— start Given records —

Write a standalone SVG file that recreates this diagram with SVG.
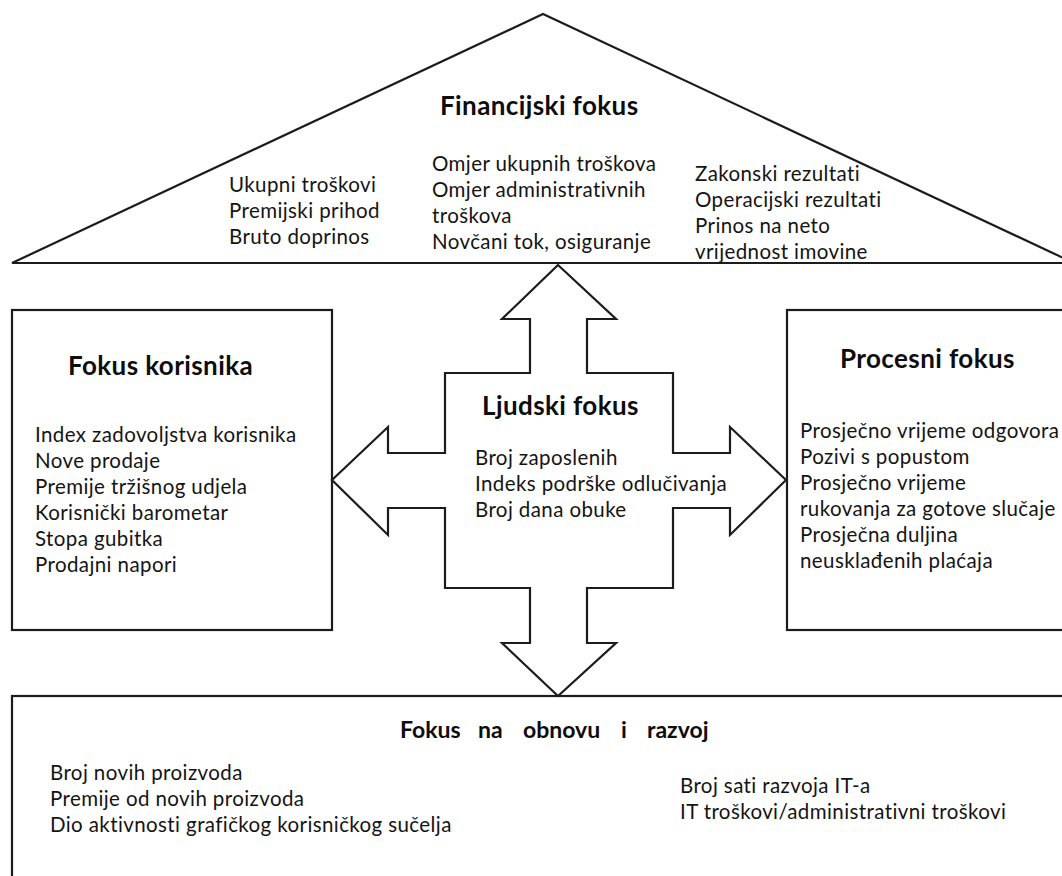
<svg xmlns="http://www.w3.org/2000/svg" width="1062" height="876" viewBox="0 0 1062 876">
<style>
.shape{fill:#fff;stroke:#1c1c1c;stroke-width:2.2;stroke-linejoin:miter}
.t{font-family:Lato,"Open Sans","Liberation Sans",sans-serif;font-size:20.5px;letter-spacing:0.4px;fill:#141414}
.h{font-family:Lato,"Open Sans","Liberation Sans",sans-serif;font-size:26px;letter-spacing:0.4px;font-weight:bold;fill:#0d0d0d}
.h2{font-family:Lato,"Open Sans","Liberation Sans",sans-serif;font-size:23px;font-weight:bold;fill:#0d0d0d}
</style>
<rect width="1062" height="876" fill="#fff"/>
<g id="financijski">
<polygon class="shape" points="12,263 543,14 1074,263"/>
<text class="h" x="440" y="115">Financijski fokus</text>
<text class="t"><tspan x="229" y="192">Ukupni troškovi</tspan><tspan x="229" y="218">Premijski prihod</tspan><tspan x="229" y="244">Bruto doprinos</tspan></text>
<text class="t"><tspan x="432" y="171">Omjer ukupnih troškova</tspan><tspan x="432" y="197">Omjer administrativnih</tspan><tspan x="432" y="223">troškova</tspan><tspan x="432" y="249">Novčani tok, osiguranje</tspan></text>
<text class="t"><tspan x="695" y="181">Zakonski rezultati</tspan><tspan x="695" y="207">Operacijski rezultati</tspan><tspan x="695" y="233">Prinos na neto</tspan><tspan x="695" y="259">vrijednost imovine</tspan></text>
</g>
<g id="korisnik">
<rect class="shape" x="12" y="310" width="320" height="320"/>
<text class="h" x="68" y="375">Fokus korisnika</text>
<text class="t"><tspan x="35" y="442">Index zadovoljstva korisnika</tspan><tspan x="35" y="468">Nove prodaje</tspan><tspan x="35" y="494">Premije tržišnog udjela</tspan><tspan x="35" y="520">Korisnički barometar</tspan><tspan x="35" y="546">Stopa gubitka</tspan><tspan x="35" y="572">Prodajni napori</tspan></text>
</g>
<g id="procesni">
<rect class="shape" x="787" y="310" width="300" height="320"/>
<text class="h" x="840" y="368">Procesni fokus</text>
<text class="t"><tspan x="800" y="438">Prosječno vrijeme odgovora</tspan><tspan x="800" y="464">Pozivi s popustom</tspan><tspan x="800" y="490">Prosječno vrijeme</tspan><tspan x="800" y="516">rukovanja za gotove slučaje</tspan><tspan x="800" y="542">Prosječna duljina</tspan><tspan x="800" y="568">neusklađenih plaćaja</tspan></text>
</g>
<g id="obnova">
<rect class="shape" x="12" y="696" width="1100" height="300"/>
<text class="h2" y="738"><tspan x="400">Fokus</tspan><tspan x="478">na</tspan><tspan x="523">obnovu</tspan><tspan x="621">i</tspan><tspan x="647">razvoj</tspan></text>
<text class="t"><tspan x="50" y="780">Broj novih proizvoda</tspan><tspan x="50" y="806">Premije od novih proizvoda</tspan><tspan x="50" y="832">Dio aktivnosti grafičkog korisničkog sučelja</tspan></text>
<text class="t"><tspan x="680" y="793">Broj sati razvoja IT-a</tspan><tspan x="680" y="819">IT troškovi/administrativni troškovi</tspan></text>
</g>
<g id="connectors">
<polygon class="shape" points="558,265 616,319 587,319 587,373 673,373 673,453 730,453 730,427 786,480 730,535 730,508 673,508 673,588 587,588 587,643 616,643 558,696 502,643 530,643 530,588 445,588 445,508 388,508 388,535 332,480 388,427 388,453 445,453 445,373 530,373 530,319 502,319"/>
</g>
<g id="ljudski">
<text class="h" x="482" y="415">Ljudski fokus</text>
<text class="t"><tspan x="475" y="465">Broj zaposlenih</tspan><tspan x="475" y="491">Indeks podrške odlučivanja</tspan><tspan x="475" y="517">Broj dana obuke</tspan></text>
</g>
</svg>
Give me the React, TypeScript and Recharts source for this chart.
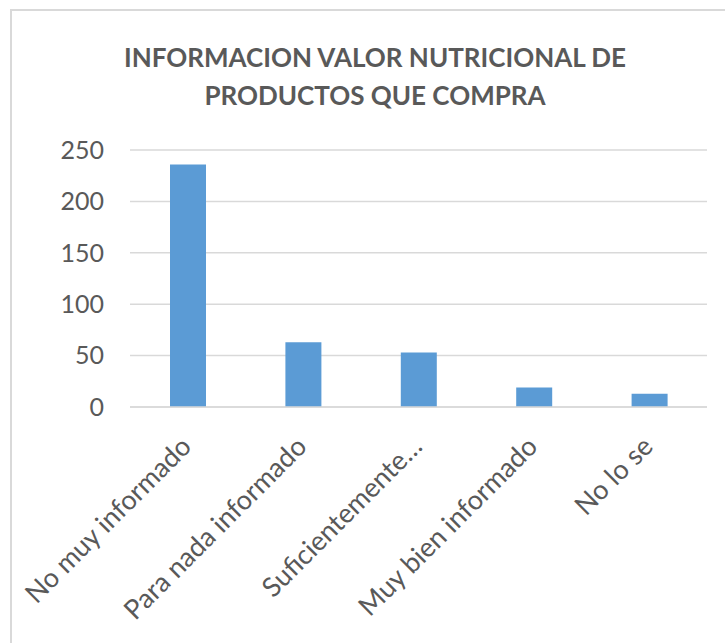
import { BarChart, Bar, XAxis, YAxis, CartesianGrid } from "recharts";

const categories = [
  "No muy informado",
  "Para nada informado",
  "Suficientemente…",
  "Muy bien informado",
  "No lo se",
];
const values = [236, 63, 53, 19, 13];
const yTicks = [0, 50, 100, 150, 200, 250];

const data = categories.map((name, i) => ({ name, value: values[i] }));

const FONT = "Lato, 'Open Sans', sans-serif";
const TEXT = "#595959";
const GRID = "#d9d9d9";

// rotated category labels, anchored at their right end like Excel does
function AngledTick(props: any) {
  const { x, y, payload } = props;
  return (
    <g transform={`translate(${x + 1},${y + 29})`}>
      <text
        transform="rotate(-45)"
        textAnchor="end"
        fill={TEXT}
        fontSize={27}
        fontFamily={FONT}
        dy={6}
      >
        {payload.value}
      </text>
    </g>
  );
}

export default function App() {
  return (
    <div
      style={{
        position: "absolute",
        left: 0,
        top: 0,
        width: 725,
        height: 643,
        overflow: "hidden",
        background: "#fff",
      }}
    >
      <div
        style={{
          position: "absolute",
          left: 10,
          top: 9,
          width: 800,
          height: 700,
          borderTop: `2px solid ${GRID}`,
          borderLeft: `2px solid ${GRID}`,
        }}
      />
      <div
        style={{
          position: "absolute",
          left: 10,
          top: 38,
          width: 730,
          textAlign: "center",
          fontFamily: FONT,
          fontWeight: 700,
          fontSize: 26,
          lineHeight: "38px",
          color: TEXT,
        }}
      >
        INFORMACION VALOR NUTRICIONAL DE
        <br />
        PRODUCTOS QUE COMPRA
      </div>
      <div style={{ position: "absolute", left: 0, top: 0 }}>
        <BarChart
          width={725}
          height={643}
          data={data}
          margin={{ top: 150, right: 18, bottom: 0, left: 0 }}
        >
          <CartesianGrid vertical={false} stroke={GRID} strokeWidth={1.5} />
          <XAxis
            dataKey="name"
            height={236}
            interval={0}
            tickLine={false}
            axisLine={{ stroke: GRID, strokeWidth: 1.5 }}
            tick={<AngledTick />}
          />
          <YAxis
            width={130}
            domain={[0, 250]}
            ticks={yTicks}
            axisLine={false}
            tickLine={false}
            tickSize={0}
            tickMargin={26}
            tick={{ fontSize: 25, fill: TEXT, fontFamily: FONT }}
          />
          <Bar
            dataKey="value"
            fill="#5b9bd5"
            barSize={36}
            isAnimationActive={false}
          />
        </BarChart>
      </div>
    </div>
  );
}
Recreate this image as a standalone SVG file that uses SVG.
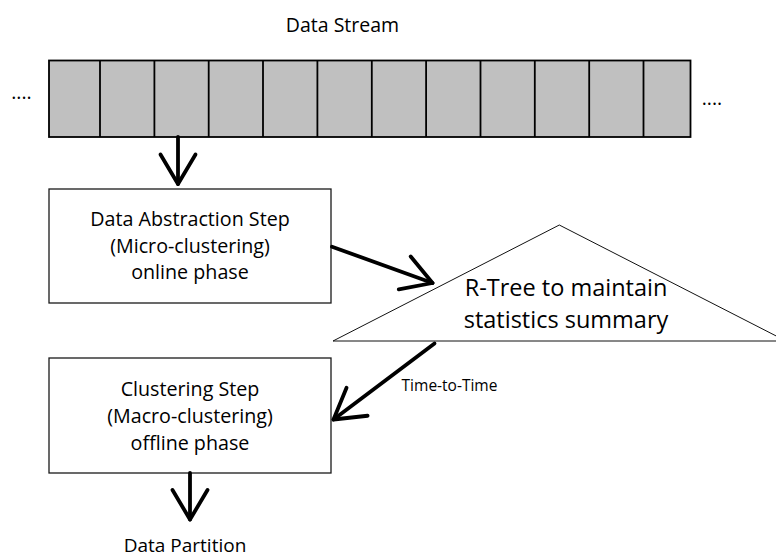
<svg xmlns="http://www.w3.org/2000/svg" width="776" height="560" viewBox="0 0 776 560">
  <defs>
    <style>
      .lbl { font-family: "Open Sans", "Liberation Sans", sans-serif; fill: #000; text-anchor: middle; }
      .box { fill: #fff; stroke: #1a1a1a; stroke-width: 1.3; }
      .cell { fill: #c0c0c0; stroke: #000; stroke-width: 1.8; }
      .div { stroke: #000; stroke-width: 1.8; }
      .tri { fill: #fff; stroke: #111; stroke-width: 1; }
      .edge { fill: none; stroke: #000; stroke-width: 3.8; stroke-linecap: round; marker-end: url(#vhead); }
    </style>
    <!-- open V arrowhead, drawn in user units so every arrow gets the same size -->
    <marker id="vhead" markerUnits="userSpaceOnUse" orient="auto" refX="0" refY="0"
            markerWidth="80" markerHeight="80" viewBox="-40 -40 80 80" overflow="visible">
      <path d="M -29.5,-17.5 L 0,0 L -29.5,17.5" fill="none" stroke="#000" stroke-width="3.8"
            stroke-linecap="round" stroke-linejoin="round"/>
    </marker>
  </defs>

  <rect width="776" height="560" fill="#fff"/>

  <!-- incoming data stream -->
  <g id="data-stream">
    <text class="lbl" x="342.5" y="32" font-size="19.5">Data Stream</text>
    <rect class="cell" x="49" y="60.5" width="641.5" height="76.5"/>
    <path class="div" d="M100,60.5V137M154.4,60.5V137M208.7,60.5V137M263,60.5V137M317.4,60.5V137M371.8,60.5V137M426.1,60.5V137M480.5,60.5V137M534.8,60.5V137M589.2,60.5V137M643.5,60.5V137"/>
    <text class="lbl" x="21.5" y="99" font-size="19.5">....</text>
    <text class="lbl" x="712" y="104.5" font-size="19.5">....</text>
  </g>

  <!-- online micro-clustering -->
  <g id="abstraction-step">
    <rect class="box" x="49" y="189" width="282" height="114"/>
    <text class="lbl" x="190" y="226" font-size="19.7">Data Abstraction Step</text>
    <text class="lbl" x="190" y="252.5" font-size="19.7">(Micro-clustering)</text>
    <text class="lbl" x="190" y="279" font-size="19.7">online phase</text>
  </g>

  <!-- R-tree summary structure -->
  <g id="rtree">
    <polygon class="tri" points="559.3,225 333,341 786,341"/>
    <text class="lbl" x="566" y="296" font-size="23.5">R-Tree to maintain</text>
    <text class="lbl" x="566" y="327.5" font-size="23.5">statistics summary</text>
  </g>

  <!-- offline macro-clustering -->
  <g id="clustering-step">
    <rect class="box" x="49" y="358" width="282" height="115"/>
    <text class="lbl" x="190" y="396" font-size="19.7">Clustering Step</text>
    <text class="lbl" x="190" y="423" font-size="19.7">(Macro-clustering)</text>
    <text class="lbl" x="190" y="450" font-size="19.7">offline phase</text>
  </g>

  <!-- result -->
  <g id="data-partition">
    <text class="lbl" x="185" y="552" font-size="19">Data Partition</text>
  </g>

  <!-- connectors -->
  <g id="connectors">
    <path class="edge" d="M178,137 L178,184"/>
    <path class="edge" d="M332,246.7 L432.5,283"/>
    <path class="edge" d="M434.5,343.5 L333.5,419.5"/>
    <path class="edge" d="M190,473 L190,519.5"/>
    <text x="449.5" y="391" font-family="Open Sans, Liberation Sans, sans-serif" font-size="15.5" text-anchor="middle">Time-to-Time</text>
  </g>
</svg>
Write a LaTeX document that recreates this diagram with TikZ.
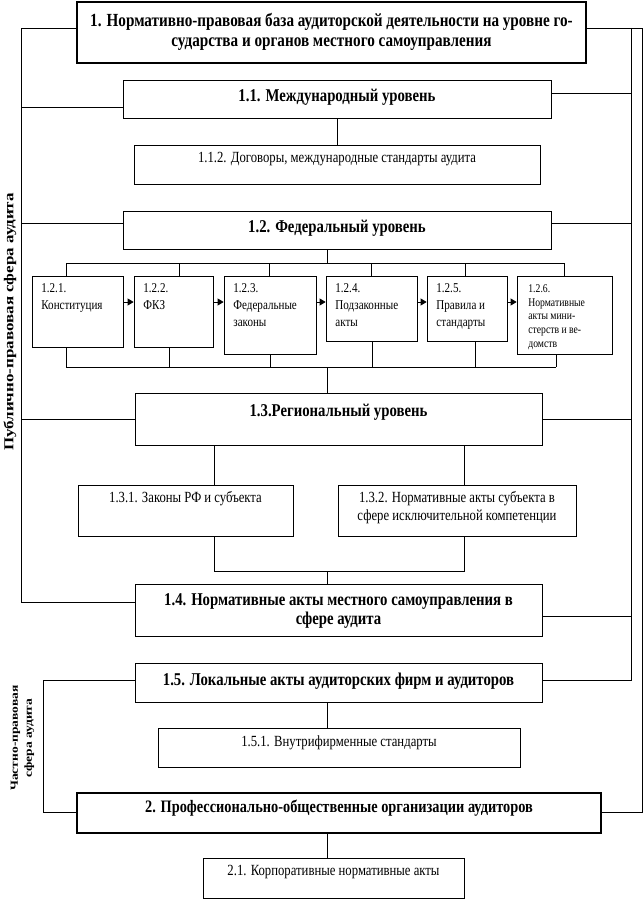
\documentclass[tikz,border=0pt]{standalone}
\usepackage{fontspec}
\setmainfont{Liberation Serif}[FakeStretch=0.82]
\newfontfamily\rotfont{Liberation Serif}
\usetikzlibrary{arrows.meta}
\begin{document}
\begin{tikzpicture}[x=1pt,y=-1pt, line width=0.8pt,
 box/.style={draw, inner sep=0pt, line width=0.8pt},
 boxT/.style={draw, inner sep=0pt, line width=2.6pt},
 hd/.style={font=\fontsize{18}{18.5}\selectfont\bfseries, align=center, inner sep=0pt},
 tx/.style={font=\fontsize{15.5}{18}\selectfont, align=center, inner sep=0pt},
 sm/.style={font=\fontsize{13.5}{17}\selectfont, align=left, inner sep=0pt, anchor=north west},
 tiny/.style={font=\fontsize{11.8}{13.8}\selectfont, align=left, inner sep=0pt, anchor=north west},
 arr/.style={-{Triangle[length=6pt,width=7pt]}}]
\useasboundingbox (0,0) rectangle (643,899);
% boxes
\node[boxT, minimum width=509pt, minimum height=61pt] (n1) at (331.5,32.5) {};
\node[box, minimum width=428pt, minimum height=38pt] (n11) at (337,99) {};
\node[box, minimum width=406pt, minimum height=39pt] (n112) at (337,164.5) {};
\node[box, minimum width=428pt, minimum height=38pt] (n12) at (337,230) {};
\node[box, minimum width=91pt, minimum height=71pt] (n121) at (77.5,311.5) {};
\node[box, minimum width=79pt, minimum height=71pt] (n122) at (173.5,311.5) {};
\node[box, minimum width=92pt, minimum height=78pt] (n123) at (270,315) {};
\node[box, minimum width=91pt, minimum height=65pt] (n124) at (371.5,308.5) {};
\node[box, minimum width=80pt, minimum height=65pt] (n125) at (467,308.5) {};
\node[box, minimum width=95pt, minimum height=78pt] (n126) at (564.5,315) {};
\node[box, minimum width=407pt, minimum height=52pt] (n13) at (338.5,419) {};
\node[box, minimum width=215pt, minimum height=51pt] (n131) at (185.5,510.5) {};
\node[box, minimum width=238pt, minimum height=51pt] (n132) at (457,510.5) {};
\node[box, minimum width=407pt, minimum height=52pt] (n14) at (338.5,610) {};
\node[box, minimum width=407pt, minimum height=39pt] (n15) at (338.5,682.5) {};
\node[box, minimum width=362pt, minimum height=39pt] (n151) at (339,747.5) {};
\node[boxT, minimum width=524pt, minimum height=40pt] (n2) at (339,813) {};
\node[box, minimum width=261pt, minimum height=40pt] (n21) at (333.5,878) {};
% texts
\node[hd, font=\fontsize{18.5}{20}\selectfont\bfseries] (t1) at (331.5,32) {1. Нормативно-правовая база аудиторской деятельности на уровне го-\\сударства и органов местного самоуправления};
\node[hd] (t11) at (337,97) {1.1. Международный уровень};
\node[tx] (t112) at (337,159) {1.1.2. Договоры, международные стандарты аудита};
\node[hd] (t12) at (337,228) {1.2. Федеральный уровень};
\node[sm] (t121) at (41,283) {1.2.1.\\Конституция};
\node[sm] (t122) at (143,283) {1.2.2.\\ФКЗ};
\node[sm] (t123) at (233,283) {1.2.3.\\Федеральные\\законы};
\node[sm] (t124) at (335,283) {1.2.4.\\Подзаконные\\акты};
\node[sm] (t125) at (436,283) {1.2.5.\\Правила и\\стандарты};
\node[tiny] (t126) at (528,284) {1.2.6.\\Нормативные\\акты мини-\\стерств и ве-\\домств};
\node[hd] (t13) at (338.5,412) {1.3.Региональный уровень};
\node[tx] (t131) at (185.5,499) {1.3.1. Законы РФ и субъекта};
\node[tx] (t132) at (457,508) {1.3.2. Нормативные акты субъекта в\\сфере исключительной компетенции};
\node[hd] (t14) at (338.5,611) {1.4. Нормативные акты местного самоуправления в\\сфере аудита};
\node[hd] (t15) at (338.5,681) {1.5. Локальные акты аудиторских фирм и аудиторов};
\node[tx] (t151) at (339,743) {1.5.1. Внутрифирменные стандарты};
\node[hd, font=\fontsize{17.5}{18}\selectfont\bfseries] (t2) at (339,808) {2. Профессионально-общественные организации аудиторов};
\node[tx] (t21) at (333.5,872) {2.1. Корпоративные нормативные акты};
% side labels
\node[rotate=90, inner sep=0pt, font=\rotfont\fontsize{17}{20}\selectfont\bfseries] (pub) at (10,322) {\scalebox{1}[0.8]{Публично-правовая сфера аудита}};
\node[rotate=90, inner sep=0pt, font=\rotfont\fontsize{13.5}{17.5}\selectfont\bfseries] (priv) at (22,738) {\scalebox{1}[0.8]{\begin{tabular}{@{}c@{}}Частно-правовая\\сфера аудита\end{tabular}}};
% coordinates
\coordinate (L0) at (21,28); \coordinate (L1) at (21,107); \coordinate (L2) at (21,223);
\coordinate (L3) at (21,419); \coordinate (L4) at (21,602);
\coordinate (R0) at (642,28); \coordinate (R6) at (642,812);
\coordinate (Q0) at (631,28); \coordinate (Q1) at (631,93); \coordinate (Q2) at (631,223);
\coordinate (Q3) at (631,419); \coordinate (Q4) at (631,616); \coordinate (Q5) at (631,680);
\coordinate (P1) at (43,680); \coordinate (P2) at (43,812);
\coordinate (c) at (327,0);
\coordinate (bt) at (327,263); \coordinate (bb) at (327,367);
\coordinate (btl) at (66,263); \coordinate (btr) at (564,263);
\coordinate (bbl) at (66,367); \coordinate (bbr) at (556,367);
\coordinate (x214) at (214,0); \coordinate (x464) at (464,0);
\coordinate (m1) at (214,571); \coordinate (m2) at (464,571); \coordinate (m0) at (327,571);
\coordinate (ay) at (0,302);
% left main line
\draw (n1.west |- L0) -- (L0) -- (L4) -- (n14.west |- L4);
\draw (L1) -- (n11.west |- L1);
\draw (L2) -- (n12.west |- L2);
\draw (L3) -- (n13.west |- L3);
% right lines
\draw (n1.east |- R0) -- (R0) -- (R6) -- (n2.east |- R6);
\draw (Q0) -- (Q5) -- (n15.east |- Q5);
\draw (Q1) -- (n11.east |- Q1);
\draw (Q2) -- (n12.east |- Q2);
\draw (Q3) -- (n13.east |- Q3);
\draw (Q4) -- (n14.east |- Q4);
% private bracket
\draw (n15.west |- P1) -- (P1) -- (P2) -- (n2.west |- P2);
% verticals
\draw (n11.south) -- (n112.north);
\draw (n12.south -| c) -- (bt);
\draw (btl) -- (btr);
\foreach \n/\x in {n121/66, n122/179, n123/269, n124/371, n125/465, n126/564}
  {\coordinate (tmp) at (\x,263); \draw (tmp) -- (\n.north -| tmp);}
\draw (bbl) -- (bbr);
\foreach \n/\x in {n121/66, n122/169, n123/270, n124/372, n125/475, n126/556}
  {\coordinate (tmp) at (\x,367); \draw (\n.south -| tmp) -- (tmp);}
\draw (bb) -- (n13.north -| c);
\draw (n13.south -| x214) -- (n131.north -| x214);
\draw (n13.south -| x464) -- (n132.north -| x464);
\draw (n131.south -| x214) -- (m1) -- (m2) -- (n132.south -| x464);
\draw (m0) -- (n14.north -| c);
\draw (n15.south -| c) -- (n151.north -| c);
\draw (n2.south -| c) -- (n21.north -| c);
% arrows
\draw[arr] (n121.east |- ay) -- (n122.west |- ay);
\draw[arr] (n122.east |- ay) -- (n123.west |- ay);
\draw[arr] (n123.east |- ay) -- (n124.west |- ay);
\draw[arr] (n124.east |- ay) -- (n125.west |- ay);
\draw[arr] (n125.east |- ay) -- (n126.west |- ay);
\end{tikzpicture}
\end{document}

— end Given records —

* _Exercise objective_: From the data above, copy each line where the string "diagram" appears.

* _Full output_:
Write a standalone SVG file that recreates this diagram with SVG.
Write a LaTeX document that recreates this diagram with TikZ.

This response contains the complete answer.